All of those behaviors are unhealthy and lead to increased conflict. As we grow up, we learn how to handle things that hurt us or make us mad. Nearly all of us have learned the wrong way of doing this. Unfortunately we all had bad examples growing up and of course we have a sinful nature.

So where do these button come from? Why do I get so mad at some things and other things don’t seem to bother me? Again we have to look back in order to understand. We all have core fears that have been ingrained in us from past life experience. Things like rejection, failure, being ignored, being misunderstood, being abused, being humiliated or neglected. All of those things shape the fears inside us.

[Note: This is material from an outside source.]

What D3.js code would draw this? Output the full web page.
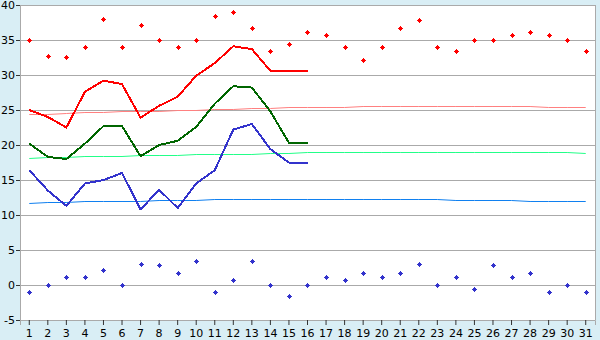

When we experience a situation that brings up a similar emotion or feeling that fear button gets tapped and we are off to the races. By the time we realize it, it is often too late, we have turned around and pushed the other persons button as well and we are in the midst of full blown conflict.

So how do we overcome this all too familiar pattern? Here are a few ideas:
* First you need to find out what your core fear is. I highly recommend the book called the DNA of Relationships by Gary Smalley. He has a test in the back of the book to help you discover your core fears.
* Once you have identified what sets you off, start praying for God to help you in that area. Ask for courage to see it coming and to respond in a better way. Also talk to a trusted friend or mentor about it and ask them to pray as well, and ask you how you are progressing in changing.
* Start asking yourself why am I so mad about this? A simple question like that can help to think more rationally and not emotionally.
* Awareness and accountability are important, yet without some action not much will change. Learning new behaviors takes hard work and practice. having the humility to go get help is very important when making big shifts in behavior. Go see a counselor, life coach or pastor to help work through these changes.